Morning Joe Spars Over Donors’ Secret Doubts About Hillary: ‘God, Is She Going To Screw It Up Again?’
Speculation about Hillary Clinton‘s potential 2016 presidential run swarmed the media as the 2012 election had barely concluded. And it largely hasn’t let up — as was evident on Monday’s Morning Joe, when the roundtable debated Clinton’s prospects and whether her top donors secretly fear she again won’t be able to “get it right” the second time around.
As if the matter were already set in stone, Mika Brzezinski and The Daily Beast’s Tina Brown deemed it all but inevitable that Clinton would run. Nixing the question “if,” the panel discussed instead how she’d fare and whether she’s learned from her mistakes.
Brown asserted that Clinton must prove she can run an excellent campaign, but needn’t worry about some of the questions of her past because Americans have moved past them. “She makes mistakes, but she doesn’t make the same one twice,” she argued.

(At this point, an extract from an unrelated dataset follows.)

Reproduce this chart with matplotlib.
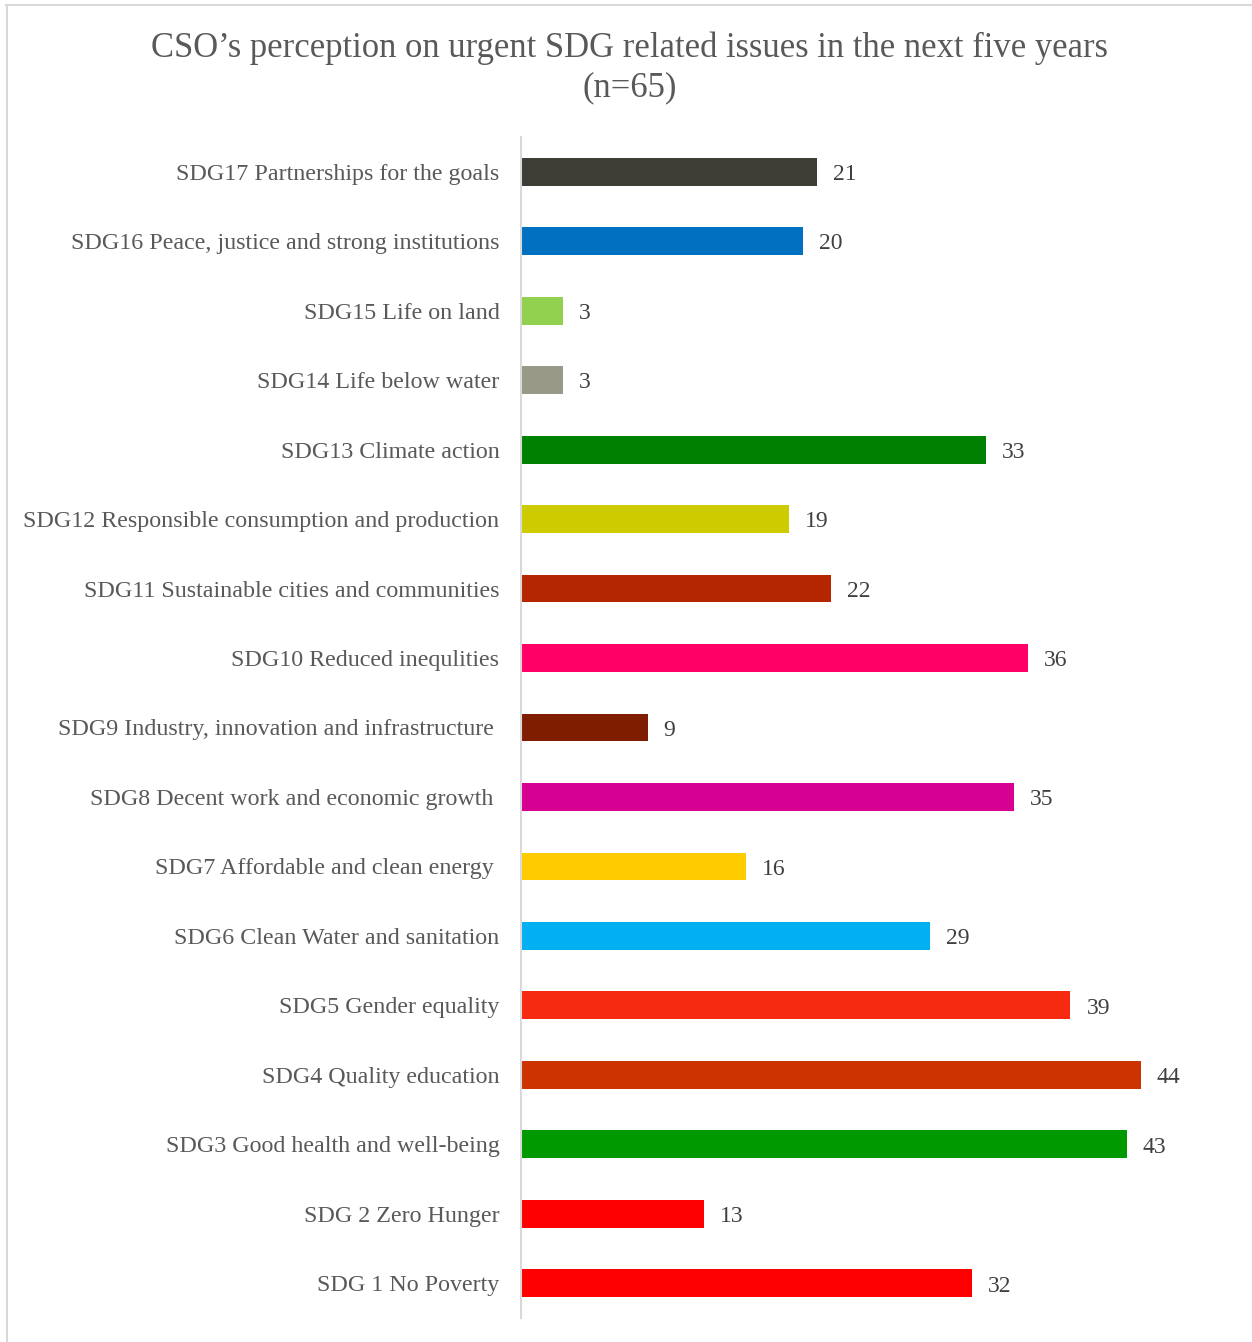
import matplotlib
matplotlib.use("Agg")
import matplotlib.pyplot as plt
from matplotlib.lines import Line2D

plt.rcParams["font.family"] = ["Liberation Serif", "DejaVu Serif"]

# bottom to top, as drawn on the y axis
labels = ["SDG 1 No Poverty", "SDG 2 Zero Hunger", "SDG3 Good health and well-being",
          "SDG4 Quality education", "SDG5 Gender equality", "SDG6 Clean Water and sanitation",
          "SDG7 Affordable and clean energy ", "SDG8 Decent work and economic growth ",
          "SDG9 Industry, innovation and infrastructure ", "SDG10 Reduced inequlities",
          "SDG11 Sustainable cities and communities", "SDG12 Responsible consumption and production",
          "SDG13 Climate action", "SDG14 Life below water", "SDG15 Life on land",
          "SDG16 Peace, justice and strong institutions", "SDG17 Partnerships for the goals"]
counts = [32, 13, 43, 44, 39, 29, 16, 35, 9, 36, 22, 19, 33, 3, 3, 20, 21]
colors = ["#FF0000", "#FF0000", "#009900", "#CC3300", "#F52A10", "#00B0F0",
          "#FFCC00", "#D60093", "#7F1D00", "#FF0066", "#B32600", "#CCCC00",
          "#008000", "#999988", "#92D050", "#0070C0", "#3D3D35"]

fig = plt.figure(figsize=(12.52, 13.42), dpi=100)
ax = fig.add_axes([0.4161, 0.0179, 0.5064, 0.8800])

y = range(len(labels))
bars = ax.barh(y, counts, height=0.4, color=colors)
for b, v in zip(bars, counts):
    ax.annotate(str(v), (b.get_width(), b.get_y() + b.get_height() / 2),
                xytext=(11.5, -2), textcoords="offset points",
                va="center", ha="left", fontsize=17, color="#404040")

ax.set_xlim(0, 45)
ax.set_ylim(-0.5, len(labels) - 0.5)
ax.set_yticks(list(y))
ax.set_yticklabels(labels, fontsize=17.3, color="#595959")
ax.tick_params(axis="y", length=0, pad=15.5)
ax.set_xticks([])
for side in ["top", "right", "bottom"]:
    ax.spines[side].set_visible(False)
ax.spines["left"].set_color("#D9D9D9")
ax.spines["left"].set_linewidth(1.5)

fig.text(0.503, 0.9495, "CSO\u2019s perception on urgent SDG related issues in the next five years\n(n=65)",
         ha="center", va="center", fontsize=24.9, color="#595959", linespacing=1.25)

# light chart frame
fig.add_artist(Line2D([0.005, 1.0], [0.9966, 0.9966], color="#D9D9D9", lw=1.5))
fig.add_artist(Line2D([0.0056, 0.0056], [0.0, 0.9966], color="#D9D9D9", lw=1.5))

fig.savefig("out.png", dpi=100)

Indeed, Harold Ford, Jr. contended that we can’t point to many “huge mistakes” Clinton’s made — and her “body of work” since her failed 2008 campaign speaks volumes.
Amid much praise, Joe Scarborough jumped in to offer some doubt, based on socializing he and Brzezinski had done with some of Clinton’s donors. “Hillary’s top donors,” he asserted, “the people that gave her the most money…they all love her, they’re all saying what everybody around the table is saying. But they all don’t know — they’ll never tell her that, and they’ll never tell a reporter that — but they’re not sure she’s going to get it right this time.”
Following the chaos of last time, he continued, “they are asking in 2013 — ‘we love her, we want her to make history — but God, is she going to screw it up again?'”
Brown countered that anything can happen in campaigning and again stressed that Clinton won’t fail on the “organizational piece” this time because she’s “such a student of mistakes.” Ford contended there will be significant ideological debates (her Iraq War vote, for example), but that time changes perceptions.